─── RECORDS TO PROCESS
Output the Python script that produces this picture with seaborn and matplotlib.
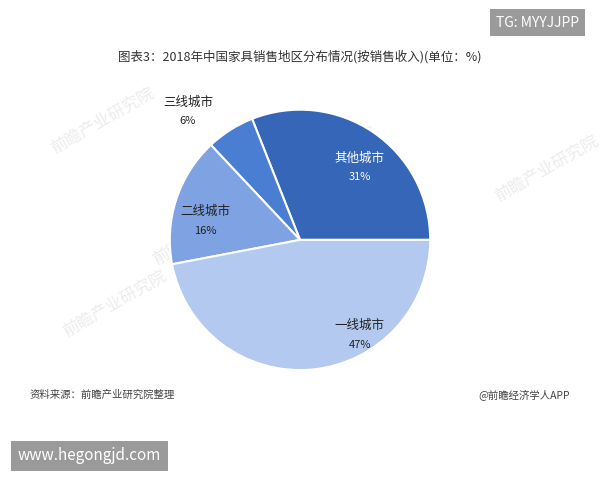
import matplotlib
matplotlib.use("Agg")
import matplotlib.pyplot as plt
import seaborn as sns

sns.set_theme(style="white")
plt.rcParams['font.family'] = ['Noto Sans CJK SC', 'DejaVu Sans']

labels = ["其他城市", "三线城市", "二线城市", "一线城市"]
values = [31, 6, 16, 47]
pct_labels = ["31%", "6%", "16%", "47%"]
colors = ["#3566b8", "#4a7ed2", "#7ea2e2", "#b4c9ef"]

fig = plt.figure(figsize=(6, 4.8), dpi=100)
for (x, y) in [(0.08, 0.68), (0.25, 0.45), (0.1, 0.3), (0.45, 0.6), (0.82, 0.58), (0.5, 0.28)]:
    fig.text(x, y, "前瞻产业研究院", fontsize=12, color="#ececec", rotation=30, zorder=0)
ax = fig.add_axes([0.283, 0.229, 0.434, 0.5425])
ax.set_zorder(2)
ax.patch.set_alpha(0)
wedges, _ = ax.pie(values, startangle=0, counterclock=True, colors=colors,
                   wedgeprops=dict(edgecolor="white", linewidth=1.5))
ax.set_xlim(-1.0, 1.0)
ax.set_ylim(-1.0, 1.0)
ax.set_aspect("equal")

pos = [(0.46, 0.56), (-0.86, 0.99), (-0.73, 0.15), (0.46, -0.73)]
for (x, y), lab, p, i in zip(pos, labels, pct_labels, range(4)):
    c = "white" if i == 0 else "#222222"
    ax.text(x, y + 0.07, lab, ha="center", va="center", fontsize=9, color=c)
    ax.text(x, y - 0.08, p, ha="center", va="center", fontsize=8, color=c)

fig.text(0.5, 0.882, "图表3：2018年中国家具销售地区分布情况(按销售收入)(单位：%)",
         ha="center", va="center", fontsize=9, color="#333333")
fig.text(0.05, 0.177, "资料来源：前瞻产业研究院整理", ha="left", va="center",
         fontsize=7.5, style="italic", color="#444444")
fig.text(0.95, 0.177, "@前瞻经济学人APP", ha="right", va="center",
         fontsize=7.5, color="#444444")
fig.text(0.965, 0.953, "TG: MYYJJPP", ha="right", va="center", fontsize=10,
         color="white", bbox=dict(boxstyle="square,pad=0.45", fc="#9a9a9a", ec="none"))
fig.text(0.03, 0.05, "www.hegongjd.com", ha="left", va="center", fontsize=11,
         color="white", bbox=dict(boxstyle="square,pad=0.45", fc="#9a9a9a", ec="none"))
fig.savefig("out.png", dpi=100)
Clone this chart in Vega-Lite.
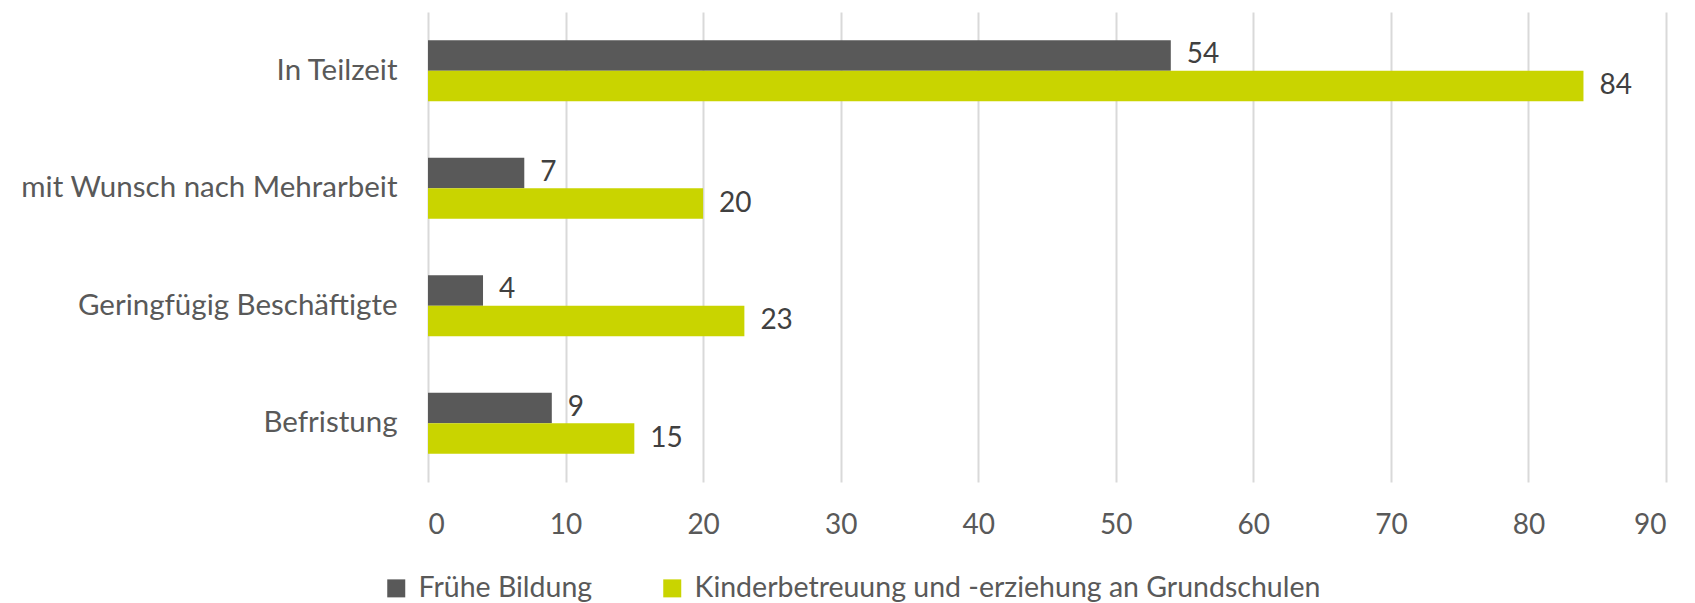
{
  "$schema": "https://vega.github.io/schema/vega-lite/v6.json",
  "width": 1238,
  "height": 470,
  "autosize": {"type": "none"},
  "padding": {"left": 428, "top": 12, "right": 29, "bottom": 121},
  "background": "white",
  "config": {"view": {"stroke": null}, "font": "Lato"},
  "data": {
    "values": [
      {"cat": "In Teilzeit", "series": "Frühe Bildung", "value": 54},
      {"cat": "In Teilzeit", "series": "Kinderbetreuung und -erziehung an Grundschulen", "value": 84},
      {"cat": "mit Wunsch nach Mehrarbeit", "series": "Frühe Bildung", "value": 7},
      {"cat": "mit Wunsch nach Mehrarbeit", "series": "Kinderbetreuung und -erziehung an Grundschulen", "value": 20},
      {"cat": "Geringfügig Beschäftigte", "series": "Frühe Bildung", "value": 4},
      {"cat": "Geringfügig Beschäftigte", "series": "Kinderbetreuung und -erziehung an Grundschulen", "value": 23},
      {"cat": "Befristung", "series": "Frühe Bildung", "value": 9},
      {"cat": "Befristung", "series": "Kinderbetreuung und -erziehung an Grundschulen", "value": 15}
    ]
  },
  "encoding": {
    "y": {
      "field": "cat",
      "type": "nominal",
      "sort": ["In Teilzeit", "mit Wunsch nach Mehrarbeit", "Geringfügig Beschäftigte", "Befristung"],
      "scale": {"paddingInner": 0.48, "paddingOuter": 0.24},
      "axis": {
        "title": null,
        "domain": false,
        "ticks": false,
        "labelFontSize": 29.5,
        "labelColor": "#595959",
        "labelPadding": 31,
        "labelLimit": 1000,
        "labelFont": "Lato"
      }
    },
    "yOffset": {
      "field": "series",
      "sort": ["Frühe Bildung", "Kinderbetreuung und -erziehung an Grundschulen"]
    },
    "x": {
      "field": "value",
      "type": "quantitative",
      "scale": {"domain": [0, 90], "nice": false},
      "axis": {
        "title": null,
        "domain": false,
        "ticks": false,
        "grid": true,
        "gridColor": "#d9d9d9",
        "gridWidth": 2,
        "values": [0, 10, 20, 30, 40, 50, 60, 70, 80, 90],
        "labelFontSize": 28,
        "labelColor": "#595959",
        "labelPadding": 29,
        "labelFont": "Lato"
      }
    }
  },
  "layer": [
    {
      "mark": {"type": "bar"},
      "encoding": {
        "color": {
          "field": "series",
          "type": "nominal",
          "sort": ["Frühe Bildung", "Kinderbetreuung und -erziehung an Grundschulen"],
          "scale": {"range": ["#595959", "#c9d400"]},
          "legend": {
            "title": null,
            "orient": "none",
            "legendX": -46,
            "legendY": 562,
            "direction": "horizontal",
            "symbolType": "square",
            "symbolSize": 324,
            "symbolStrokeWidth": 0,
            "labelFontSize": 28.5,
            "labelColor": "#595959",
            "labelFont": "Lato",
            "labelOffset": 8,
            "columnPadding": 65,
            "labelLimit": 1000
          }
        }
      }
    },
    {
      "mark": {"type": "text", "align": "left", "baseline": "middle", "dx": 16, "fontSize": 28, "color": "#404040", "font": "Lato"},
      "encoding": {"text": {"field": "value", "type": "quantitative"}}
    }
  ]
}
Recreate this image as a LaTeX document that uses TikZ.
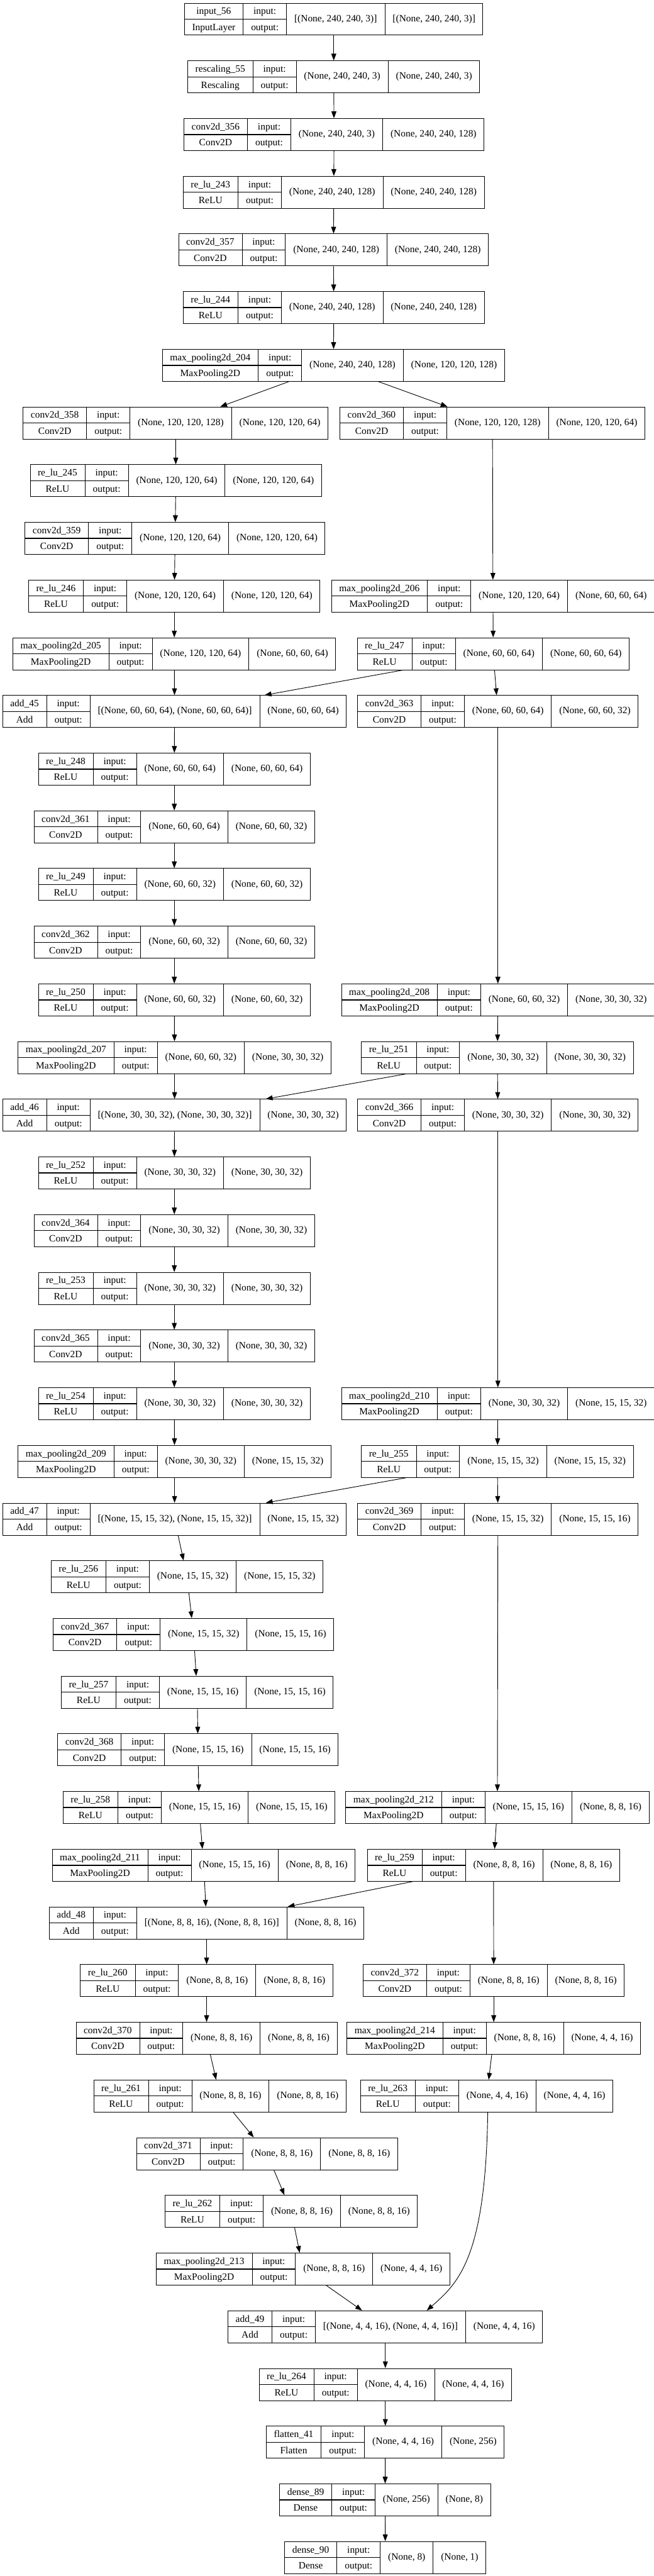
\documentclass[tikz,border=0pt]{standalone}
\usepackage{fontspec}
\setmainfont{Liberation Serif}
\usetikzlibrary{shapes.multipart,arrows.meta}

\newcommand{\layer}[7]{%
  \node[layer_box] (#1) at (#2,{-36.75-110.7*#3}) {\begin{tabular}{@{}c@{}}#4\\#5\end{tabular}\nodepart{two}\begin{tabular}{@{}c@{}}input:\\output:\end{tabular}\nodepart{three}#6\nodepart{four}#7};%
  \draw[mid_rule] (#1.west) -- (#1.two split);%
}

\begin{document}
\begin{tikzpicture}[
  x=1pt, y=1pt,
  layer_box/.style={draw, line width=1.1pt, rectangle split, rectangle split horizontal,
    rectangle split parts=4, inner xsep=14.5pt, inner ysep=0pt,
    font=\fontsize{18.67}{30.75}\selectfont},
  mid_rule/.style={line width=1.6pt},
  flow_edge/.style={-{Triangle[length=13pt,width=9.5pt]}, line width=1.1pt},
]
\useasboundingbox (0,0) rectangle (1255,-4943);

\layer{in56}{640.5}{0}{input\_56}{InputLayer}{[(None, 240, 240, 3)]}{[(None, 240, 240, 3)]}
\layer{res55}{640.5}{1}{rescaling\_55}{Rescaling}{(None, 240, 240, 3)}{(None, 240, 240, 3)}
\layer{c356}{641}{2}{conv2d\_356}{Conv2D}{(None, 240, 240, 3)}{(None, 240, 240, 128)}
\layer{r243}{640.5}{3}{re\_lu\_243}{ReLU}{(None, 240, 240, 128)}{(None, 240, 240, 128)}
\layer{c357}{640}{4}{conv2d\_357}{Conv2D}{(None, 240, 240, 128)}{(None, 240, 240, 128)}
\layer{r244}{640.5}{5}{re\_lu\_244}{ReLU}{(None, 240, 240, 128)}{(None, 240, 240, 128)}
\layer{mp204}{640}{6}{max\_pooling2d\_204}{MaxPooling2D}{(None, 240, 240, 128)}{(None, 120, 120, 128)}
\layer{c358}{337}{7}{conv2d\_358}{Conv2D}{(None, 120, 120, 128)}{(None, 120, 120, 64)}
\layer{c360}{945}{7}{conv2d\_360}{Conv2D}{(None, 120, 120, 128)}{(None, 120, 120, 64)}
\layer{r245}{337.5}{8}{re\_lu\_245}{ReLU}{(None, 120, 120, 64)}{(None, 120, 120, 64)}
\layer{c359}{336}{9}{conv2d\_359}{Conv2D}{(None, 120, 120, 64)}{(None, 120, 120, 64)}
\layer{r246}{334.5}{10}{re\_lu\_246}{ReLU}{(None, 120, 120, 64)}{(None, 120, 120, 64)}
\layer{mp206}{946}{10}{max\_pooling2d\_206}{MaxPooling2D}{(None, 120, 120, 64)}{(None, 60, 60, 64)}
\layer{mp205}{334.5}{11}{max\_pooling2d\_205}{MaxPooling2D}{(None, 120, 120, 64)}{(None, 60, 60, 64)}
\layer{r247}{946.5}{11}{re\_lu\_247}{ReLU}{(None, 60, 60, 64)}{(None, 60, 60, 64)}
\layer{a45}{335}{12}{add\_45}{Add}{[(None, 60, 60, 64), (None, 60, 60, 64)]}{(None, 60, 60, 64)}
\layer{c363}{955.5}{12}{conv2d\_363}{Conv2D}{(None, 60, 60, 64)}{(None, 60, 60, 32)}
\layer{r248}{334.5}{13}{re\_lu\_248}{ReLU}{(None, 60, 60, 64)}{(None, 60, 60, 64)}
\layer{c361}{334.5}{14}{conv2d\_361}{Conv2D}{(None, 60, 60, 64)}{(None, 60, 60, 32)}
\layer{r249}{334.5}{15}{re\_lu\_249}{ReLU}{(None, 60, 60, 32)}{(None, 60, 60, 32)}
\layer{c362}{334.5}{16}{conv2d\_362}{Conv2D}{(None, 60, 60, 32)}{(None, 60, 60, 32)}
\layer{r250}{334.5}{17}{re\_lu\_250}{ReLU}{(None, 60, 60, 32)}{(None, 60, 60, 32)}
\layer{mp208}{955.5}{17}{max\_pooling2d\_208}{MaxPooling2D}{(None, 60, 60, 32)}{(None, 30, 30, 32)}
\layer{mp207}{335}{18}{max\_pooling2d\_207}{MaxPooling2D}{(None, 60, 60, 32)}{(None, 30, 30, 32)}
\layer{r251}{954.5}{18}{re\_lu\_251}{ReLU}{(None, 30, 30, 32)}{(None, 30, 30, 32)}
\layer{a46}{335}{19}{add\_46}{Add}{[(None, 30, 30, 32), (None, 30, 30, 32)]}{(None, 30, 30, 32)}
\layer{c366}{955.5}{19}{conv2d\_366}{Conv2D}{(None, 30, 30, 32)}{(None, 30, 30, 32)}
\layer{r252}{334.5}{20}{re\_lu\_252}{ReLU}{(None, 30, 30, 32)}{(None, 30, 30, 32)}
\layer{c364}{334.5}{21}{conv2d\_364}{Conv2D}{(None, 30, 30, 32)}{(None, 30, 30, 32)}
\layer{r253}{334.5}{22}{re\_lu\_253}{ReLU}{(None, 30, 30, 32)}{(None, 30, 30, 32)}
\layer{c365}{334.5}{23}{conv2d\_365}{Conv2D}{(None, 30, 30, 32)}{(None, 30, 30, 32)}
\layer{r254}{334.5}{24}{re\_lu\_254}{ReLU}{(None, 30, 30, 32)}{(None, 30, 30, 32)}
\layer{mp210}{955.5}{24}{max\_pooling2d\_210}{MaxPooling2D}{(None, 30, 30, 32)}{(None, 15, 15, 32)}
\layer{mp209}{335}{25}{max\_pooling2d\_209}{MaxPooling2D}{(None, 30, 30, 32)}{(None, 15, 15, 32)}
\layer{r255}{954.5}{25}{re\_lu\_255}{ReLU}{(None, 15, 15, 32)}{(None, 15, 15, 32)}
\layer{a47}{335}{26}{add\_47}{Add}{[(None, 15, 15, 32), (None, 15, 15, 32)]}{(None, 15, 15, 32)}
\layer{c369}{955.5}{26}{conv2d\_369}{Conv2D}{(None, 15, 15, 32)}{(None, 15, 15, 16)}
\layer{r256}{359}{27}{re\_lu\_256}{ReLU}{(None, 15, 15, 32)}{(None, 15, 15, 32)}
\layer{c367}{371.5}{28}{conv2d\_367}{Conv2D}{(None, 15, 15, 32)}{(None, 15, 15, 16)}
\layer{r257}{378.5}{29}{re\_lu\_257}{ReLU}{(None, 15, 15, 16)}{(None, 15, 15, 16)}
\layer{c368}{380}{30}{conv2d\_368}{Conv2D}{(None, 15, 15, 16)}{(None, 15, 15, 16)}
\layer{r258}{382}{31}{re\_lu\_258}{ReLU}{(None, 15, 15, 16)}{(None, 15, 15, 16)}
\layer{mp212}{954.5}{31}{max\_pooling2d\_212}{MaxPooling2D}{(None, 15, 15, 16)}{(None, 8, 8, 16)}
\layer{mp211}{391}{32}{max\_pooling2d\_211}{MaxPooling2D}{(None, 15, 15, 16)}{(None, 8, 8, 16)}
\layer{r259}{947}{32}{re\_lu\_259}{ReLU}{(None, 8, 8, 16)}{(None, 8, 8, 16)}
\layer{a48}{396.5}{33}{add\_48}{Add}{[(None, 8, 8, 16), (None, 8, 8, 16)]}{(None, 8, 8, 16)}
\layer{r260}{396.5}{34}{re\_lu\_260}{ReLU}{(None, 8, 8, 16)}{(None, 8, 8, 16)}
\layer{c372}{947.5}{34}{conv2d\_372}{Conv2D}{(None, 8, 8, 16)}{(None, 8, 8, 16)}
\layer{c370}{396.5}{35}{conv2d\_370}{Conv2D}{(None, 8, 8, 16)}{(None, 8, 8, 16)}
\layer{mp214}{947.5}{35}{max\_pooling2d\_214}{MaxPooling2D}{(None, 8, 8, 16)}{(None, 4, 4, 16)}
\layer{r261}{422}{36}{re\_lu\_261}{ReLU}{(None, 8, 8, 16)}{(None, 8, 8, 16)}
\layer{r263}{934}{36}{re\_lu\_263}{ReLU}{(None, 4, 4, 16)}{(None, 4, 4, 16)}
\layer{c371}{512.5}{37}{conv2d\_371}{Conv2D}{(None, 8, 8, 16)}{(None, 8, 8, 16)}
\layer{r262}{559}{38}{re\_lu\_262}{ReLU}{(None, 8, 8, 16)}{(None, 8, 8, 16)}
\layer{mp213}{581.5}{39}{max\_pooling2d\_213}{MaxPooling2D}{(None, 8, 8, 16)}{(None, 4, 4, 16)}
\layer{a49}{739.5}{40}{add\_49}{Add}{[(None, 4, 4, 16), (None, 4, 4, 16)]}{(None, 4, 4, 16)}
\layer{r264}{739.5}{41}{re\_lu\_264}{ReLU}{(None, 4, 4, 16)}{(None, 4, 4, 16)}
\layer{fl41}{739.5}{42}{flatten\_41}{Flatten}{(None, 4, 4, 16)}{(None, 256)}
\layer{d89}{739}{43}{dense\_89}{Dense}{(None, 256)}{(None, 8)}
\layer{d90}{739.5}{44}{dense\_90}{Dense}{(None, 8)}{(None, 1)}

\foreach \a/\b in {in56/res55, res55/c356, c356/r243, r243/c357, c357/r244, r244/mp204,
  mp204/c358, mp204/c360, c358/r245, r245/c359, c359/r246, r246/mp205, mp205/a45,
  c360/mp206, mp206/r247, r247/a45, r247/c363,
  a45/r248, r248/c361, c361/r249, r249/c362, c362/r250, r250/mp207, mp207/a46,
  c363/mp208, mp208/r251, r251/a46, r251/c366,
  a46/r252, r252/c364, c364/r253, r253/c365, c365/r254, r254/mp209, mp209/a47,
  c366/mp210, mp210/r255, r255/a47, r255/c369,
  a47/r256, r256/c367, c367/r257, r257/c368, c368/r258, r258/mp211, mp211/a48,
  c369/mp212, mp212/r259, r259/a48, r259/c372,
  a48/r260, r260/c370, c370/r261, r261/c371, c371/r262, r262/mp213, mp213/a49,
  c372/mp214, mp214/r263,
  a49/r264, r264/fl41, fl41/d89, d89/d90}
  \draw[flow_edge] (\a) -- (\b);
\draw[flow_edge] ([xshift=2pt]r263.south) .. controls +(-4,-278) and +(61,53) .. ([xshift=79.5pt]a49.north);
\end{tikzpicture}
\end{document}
──────
__WHAT YOU SHOULD DO__
List all lines in the material containing the string "seaborn".

__ANSWER TO THIS TASK__
Output the Python script that produces this picture with seaborn and matplotlib.
import seaborn as sns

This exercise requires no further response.